DIRECTIONS: Read the listing and extract each line that includes the word "with".

— start MATERIAL PROVIDED —

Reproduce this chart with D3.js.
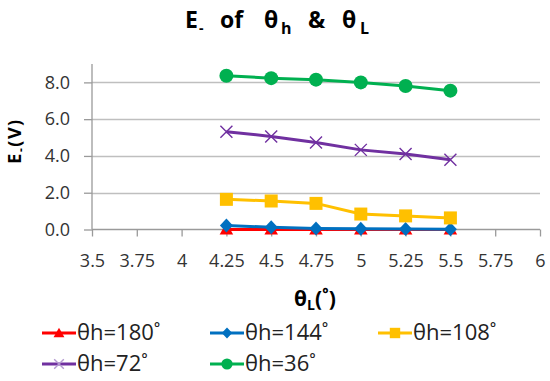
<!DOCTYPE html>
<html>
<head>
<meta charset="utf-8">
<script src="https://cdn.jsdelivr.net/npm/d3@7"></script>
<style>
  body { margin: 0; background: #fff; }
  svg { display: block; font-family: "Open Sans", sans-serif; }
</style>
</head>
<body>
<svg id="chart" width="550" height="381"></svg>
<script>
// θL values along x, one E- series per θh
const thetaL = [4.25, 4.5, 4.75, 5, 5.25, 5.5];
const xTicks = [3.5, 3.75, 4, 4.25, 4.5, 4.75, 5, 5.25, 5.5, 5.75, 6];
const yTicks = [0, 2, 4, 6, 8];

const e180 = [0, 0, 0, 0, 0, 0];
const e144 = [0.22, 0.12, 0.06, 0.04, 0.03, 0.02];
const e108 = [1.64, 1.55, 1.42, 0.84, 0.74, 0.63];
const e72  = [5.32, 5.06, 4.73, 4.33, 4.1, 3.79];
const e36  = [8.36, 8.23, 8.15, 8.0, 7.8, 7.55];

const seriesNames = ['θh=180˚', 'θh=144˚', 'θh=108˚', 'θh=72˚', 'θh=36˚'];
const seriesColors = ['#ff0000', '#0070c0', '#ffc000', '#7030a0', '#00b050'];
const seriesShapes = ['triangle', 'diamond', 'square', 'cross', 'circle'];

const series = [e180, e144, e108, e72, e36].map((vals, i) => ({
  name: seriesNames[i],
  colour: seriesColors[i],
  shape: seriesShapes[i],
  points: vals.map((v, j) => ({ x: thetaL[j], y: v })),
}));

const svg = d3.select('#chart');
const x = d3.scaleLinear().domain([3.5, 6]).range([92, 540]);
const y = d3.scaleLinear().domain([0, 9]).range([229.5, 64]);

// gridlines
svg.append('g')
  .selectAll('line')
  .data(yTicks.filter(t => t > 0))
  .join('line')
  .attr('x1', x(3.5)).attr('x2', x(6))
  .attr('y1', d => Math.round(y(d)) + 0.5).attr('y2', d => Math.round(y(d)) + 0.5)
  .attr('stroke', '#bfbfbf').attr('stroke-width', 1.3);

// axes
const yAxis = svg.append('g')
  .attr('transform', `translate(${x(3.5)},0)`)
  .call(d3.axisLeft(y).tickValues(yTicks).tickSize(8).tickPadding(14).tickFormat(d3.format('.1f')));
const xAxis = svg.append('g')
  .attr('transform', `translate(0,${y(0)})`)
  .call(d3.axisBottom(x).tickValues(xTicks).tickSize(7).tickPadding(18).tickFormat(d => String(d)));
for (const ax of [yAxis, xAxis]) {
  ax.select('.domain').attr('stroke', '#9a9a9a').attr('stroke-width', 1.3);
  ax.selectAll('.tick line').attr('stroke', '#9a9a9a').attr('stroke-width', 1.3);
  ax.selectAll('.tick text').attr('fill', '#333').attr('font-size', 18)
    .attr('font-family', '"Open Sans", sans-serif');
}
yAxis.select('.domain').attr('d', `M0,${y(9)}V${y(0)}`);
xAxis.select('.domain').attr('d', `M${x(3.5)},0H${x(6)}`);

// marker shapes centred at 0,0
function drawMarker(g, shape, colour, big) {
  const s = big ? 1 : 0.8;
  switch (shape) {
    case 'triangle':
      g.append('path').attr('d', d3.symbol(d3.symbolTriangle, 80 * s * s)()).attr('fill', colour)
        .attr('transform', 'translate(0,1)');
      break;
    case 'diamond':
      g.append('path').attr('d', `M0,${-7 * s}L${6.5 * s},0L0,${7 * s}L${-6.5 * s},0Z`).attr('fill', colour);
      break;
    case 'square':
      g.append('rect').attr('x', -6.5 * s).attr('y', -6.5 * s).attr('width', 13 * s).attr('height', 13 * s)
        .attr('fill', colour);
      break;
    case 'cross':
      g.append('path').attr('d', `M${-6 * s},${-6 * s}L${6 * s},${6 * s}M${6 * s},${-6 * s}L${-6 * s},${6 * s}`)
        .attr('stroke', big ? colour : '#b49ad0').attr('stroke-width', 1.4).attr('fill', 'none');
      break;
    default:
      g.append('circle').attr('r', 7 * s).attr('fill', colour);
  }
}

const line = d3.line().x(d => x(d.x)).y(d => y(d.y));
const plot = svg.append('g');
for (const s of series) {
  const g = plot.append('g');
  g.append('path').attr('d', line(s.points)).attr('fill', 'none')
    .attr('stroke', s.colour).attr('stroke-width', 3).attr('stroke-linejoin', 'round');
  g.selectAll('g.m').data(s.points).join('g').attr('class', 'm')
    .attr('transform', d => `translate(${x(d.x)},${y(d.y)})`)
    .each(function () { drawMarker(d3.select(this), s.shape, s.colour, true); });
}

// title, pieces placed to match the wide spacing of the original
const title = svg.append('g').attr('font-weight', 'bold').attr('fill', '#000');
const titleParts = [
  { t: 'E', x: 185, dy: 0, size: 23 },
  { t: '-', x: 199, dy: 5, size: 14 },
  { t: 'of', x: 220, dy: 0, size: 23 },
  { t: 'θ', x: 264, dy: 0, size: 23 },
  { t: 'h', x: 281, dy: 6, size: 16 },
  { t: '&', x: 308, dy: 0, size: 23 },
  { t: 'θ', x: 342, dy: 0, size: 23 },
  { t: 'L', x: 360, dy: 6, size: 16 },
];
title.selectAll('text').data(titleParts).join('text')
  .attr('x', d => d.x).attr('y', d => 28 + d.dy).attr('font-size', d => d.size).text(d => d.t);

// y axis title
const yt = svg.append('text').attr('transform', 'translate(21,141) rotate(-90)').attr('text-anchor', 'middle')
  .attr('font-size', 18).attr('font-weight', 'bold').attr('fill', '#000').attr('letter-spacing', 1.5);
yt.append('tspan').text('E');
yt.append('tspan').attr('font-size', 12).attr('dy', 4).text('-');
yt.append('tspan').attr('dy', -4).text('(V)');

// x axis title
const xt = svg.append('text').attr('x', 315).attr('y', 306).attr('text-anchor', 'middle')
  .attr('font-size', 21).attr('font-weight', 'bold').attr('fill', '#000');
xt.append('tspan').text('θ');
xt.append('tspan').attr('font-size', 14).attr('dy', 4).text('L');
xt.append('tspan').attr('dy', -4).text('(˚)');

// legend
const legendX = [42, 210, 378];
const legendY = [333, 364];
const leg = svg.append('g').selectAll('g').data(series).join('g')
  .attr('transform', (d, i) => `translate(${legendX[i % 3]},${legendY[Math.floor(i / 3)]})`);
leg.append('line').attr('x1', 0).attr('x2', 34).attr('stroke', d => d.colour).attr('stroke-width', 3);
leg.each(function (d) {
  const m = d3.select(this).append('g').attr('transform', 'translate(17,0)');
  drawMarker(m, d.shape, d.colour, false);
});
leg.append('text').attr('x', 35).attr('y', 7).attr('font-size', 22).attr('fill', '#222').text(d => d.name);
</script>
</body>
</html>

— end MATERIAL PROVIDED —
— start MATERIAL PROVIDED —

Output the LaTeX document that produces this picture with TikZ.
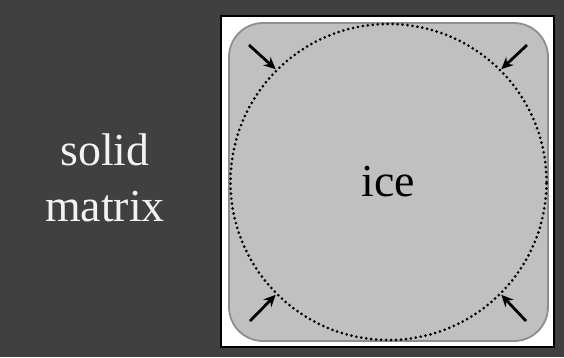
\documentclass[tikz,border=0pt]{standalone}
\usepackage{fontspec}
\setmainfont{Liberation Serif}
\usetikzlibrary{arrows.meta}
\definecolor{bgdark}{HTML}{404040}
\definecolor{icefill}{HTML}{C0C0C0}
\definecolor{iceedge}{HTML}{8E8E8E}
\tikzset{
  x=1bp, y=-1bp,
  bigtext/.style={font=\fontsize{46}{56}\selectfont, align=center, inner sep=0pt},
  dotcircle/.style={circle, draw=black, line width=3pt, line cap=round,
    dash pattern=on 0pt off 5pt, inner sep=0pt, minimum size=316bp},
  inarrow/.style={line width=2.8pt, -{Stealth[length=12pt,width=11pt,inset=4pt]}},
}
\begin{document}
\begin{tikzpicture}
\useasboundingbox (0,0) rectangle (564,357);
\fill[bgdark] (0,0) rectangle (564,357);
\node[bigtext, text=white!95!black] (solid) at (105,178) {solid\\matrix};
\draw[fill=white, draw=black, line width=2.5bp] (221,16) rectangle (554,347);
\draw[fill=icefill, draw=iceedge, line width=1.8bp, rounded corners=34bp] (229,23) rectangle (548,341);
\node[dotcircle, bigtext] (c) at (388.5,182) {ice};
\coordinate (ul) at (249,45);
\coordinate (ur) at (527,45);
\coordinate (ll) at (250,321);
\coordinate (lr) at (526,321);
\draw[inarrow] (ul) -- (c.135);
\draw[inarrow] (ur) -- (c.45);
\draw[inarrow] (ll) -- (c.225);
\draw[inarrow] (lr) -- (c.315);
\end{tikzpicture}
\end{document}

— end MATERIAL PROVIDED —
— start MATERIAL PROVIDED —

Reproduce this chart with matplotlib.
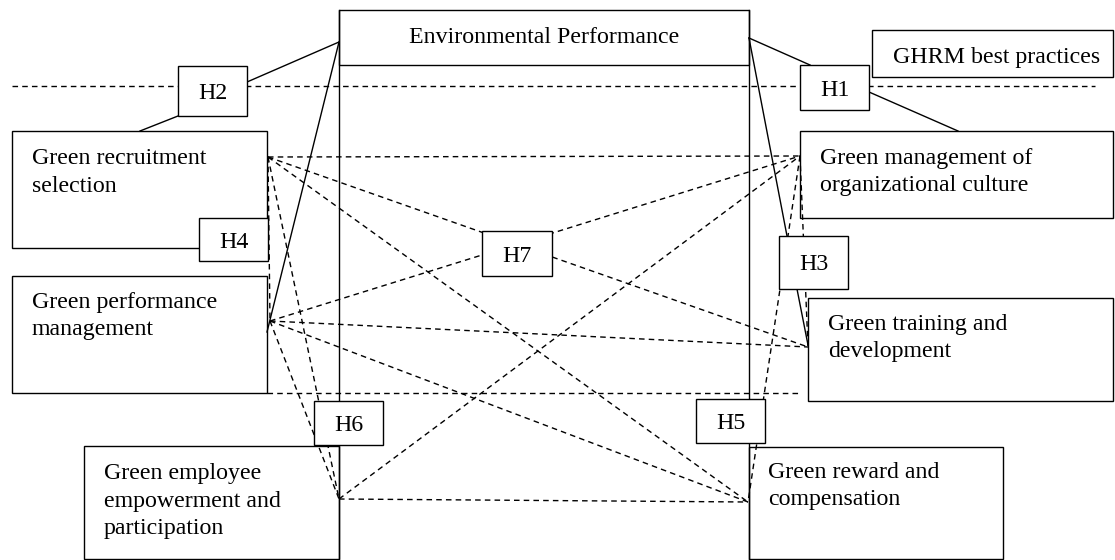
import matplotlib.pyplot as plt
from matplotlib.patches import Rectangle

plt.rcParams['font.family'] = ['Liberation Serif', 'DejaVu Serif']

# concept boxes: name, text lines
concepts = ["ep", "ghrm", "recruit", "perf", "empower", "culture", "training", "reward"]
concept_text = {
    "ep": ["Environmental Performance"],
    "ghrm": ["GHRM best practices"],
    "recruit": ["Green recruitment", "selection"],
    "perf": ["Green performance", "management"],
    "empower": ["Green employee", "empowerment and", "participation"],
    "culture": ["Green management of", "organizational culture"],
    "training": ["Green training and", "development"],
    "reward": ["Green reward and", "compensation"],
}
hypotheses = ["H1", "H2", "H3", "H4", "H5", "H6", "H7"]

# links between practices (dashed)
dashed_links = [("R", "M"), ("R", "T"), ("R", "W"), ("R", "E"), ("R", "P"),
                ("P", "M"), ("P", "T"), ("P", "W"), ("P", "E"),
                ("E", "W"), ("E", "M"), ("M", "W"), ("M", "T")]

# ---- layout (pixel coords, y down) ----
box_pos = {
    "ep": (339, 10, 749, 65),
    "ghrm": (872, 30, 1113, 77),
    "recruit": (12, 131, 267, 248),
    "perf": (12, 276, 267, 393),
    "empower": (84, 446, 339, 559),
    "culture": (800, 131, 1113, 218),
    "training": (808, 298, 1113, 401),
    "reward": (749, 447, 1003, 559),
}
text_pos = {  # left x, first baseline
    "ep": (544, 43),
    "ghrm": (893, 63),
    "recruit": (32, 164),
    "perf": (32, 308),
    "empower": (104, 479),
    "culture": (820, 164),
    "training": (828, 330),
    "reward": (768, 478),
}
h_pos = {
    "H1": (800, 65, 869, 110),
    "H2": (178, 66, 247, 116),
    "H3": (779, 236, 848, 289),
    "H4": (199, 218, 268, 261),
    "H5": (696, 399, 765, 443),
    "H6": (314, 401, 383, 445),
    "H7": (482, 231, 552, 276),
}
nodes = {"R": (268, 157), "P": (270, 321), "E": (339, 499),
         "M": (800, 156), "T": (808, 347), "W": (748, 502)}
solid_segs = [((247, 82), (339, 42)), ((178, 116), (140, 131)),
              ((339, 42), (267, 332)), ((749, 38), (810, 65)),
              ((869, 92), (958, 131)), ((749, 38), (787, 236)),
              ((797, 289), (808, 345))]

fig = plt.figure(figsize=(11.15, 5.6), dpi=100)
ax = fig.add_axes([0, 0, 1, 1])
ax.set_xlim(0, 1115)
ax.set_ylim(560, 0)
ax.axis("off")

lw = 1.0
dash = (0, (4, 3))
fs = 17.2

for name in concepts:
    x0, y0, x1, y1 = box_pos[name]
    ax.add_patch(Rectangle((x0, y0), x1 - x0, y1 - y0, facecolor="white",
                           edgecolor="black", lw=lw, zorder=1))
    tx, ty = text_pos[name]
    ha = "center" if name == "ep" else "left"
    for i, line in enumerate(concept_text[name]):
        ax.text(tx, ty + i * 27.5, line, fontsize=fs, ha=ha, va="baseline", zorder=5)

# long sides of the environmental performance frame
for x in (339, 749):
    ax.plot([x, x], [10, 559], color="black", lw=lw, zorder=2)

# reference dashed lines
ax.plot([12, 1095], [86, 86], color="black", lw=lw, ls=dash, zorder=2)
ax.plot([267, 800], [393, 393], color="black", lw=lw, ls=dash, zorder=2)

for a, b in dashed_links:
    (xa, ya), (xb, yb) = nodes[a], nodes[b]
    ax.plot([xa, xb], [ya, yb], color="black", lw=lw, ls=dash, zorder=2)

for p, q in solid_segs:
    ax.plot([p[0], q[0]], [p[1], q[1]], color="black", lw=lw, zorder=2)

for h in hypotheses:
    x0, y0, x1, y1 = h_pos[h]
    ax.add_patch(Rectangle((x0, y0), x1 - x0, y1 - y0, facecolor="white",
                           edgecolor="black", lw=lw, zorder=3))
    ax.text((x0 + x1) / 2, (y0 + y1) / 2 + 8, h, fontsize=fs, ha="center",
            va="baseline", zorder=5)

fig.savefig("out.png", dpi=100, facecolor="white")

— end MATERIAL PROVIDED —

SOLUTION TO THIS EXERCISE:
Reproduce this chart with D3.js.
Output the LaTeX document that produces this picture with TikZ.
Reproduce this chart with matplotlib.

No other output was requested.